Is the Stockholm T-bana worth using as a cultural experience rather than just transport?
Yes, and the Kungsträdgården station in particular merits a dedicated visit rather than just a commute. The T-bana's art programme, developed from the 1950s onward, means that many stations contain significant commissioned works. A day pass is inexpensive and allows you to ride the system specifically to see the art — the blue line stations tend to have the most dramatic interventions.
How do I find traditional Swedish food in Stockholm without ending up in a tourist-oriented restaurant?
Look for lunch restaurants — called lunchrestauranger — that serve a daily set menu to local office workers. These establishments typically rotate through traditional Swedish dishes including Falukorv preparations, gravad lax, and various herring dishes at prices that reflect a local rather than tourist clientele. The Östermalm and Södermalm neighbourhoods both have good concentrations of them.
Are the palaces in Gamla Stan accessible to visitors, or are they primarily administrative buildings?
The situation varies by building. Kungliga Slottet (the Royal Palace) is extensively open to visitors and contains several museums. The Hallwyl Palace operates as a museum with guided tours. Bonde Palace and Arvfursten Palace serve administrative functions and are not generally open for interior visits, but their exteriors and immediate surroundings are fully accessible and architecturally significant.
How much time should I allocate for Gamla Stan to see it properly rather than just passing through?

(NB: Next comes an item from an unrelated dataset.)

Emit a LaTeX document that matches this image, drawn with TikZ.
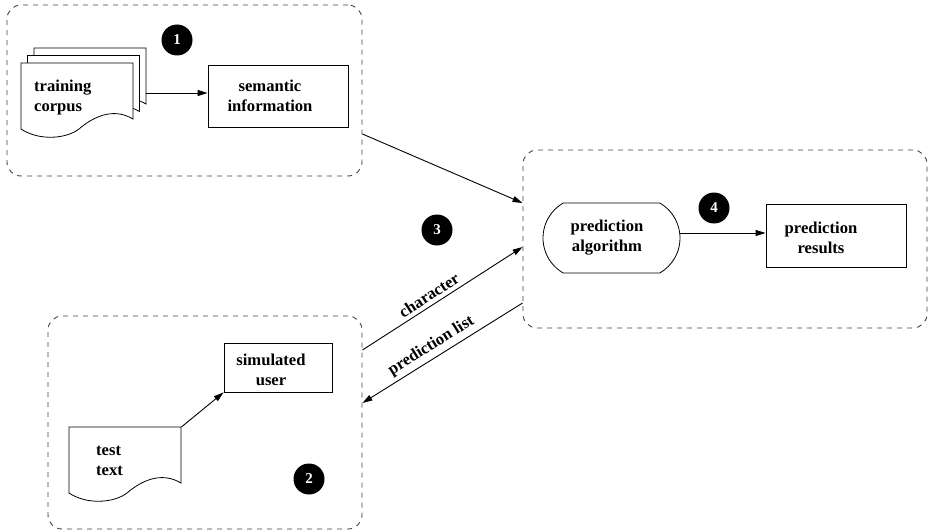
\documentclass[tikz,border=0pt]{standalone}
\usepackage{fontspec}
\setmainfont{Liberation Serif}
\usetikzlibrary{arrows.meta,shapes.misc}
\tikzset{
  group/.style={draw=black!75, line width=0.9pt, dash pattern=on 5pt off 5pt, rounded corners=14pt, inner sep=0pt},
  boxnode/.style={draw, line width=0.8pt, inner sep=0pt},
  lbl/.style={font=\fontsize{16.6}{20}\selectfont\bfseries, align=left, inner sep=0pt},
  num/.style={circle, fill=black, text=white, minimum size=31pt, inner sep=0pt, font=\fontsize{15}{15}\selectfont\bfseries},
  arr/.style={line width=0.9pt, -{Triangle[length=10pt,width=6pt]}},
  backarr/.style={line width=0.9pt, {Triangle[length=10pt,width=6pt]}-},
  docshape/.style={draw, line width=0.8pt, fill=white}
}
\newcommand{\docpath}[2]{%
  \path[docshape] (#1,#2) -- ++(112,0) -- ++(0,56)
    .. controls +(-20,-12) and +(14,-12) .. ++(-54,10)
    .. controls +(-13,10) and +(18,12) .. ++(-58,0) -- cycle;}
\begin{document}
\begin{tikzpicture}[x=1pt,y=-1pt]
\useasboundingbox (0,0) rectangle (929,532);
% groups
\node[group, minimum width=355, minimum height=171] (g1) at (184.5,90.5) {};
\node[group, minimum width=314, minimum height=213] (g2) at (205,422.5) {};
\node[group, minimum width=404, minimum height=178] (g3) at (725,239) {};
% group 1: training corpus
\docpath{34}{48}
\docpath{27.5}{55.5}
\docpath{21}{63}
\node[inner sep=0pt, anchor=north west, minimum width=125, minimum height=80] (corpus) at (21,48) {};
\node[lbl, anchor=west] (corpustxt) at (34,98) {training\\corpus};
\node[boxnode, minimum width=140, minimum height=62] (sem) at (278,96) {};
\node[lbl, align=center] (semtxt) at (270,96) {semantic\\information};
\coordinate (semin) at ([yshift=3pt]sem.west);
\draw[arr] (corpus.east |- semin) -- (semin);
\node[num] (n1) at (177,40) {1};
% group 2
\docpath{69}{427}
\node[inner sep=0pt, anchor=north west, minimum width=112, minimum height=66] (test) at (69,427) {};
\node[lbl, anchor=west] (testtxt) at (96,461) {test\\text};
\node[boxnode, minimum width=108, minimum height=49] (sim) at (278,367.5) {};
\node[lbl, align=center] (simtxt) at (271,370) {simulated\\user};
\draw[arr] (test.north east) -- (sim.south west);
\node[num] (n2) at (309,479) {2};
% group 3
\node[draw, line width=0.8pt, rounded rectangle, rounded rectangle arc length=120, minimum width=137, minimum height=70, inner sep=0pt] (alg) at (611.5,238) {};
\node[lbl, align=center] (algtxt) at (607,238) {prediction\\algorithm};
\node[boxnode, minimum width=140, minimum height=63] (res) at (836,235.5) {};
\node[lbl, align=center] (restxt) at (821,238) {prediction\\results};
\coordinate (algout) at ([yshift=5pt]alg.east);
\draw[arr] (algout) -- (algout -| res.west);
\node[num] (n4) at (714,208) {4};
% connectors between groups
\draw[arr] ([yshift=-43.5pt]g1.east) -- ([yshift=36pt]g3.west);
\draw[arr] ([yshift=72.5pt]g2.east) -- node[lbl, pos=0.45, sloped, above=4pt] (chr) {character} ([yshift=-8pt]g3.west);
\draw[backarr] ([yshift=19.5pt]g2.east) -- node[lbl, pos=0.47, sloped, above=4pt] (pl) {prediction list} ([yshift=-64pt]g3.west);
\node[num] (n3) at (437,230) {3};
\end{tikzpicture}
\end{document}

A minimum of half a day, preferably a full day if you intend to visit Storkyrkan, Stortorget, the Finnish Church, and one of the palaces seriously. The distances are short but the density of significant things is high, and the neighbourhood rewards slow movement. Arriving before 9am and leaving before the main tourist flow builds in the late morning will give you a substantially different — and more rewarding — experience of the streets.